CD Review: Frank Carter and the Rattlesnakes – Modern Ruin

Nach dem äußerst kraftvollen Debütalbum „Blossom“ ist Frank Carter mit seinem jüngsten Projekt wieder zurück und schlägt neue Töne an. „Modern Ruin“ weist den Weg in eine sanftere Richtung und verzichtet größtenteils auf den zuvor gängigen Punk-Ethos.

Wer sich gern zu Wiegenliedern in den Schlaf einlullen lässt, wird an dem Opener Track „Bluebelle“ großen Gefallen finden: Einzig eine Gitarre und Carters sanfte Stimme bilden den Prolog zum sonst eher im Rock anzusiedelnden Album. Auf dem ironischerweise gar nicht ruhigen „Lullaby“ werden die triolischen Grooves ausgepackt und grummelige Gitarren mit der Frage nach dem Verschwinden einer geliebten Person in Verbindung gesetzt. Carters Stimme klingt hier fast zu sauber gegenüber den rotzigen Gitarren und des frechen Texts, was dem ganzen Lied ein wenig Druck nimmt. Man könnte gar meinen, seine Stimme ist radiotauglich, wenn man nicht die Ausschweifungen in den Hardcore-Punk kennen würde (Gallows).
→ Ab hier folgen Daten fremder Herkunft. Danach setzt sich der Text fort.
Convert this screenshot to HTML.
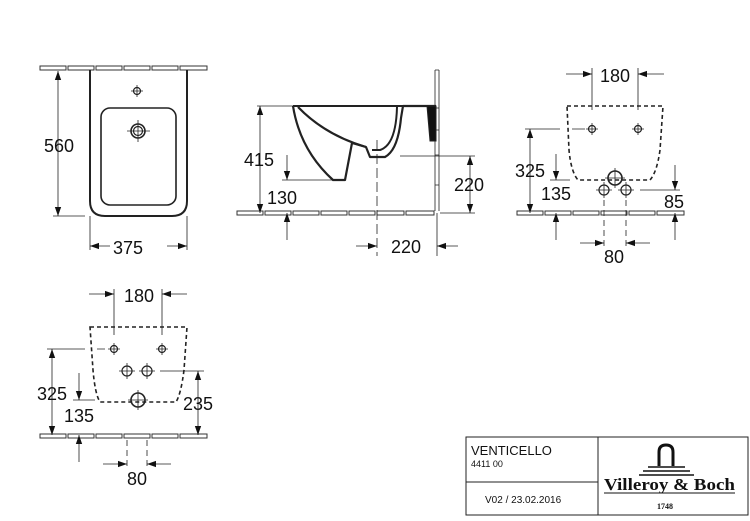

„Snake Eyes“ setzt hier glücklicherweise einen guten Kontrast und erinnert an die wilden Zeiten der Arctic Monkeys zur Zeit der komisch-verflochtenen Platte „Favourite Worst Nightmare“. Vereinzelte Schreie finden sich hier auch im Mix, ehe der Frontmann einen sehr spielerischen Refrain präsentiert und im Mittelteil auf einen äußerst perkussiven Klang zurückgreift, der zugleich Druck hat und gut nach vorne geht. Ein ähnlich großes Potential hat auch „Vampires“: brodelnd kämpfen hier erneut Gitarren gegen Indie-Melodien an und ergeben ein Produkt, was so auf den sommerlichen Festivals beim Großteil des Publikums Anklang finden wird. Die Frage der Innovation verliert hier zwar an Relevanz, was aber beim fröhlichen Mitwippen nicht weiter stört. Leider wiederholt sich dieses eigentlich erfolgsträchtige Prinzip so oft während der Gesamtspielzeit der CD, dass viele Lieder im Schatten des nächsten verblassen.

Die Balladen des Albums wirken zwischen diesen halbspannenden Hymnen leider auch unglücklich platziert. Nimmt man beispielsweise „Acid Veins“, so bekommt man einen ruhigen Song geliefert, der nur so von Repetition strotzt und sich kaum weiterentwickelt, was den Hörspaß deutlich dezimiert. „Thunder“ experimentiert zwar mit interessanteren Akkordfortschreitungen und mehr Dynamik, schwimmt aber dennoch insgesamt gegen den Strom, ohne je am Ziel anzukommen. Hat man das langatmige, von Stereotypen beladene „Real Life“ überstanden („I’m so lost in the feeling / That you will stop believing“), gelangt man zum mit Abstand aufregendsten Lied des Albums. Der Titelsong präsentiert aggressive Screams, treibende Rhythmen und eine spannende musikalische Entwicklung – anders als bei jedem anderen Lied des Werks. Traurig ist das einerseits, da der Fokus des Albums ja besonders auf Gesangsmelodien liegen sollte. Andererseits kommen hier die Punkwurzeln richtig zur Geltung. Die Gitarren sträuben sich, poliert zu werden, Carters Stimme hüpft aufgeregt im Dreieck und vermittelt Stress und Aufruhr. So sollte alles klingen – tut es aber nicht. Mit „Neon Rust“ übertüncht der Brite nochmal alles, was irgendwie aufregend war mit einer melancholischen Note. Der Zuhörer wird grübelnd zurückgelassen inmitten einer fragwürdigen Schwade blasser Gitarren und langwieriger Songstrukturen.

Insgesamt ist „Modern Ruin“ keineswegs ein schlechtes Album, wirkt aber nach mehreren Hördurchgängen wie eine Ansammlung halbgarer Ideen, die man so oft recycelt hat, bis das Mindestmaß an Spieldauer abgedeckt ist. Carter scheint mit seinem neuesten Schaffen in eine Richtung zu gehen, in der er sich noch nicht sicher fühlt. Ob die teils Früchte tragenden Prinzipien weiter erforscht oder verworfen werden, wird man erst in Zukunft sehen.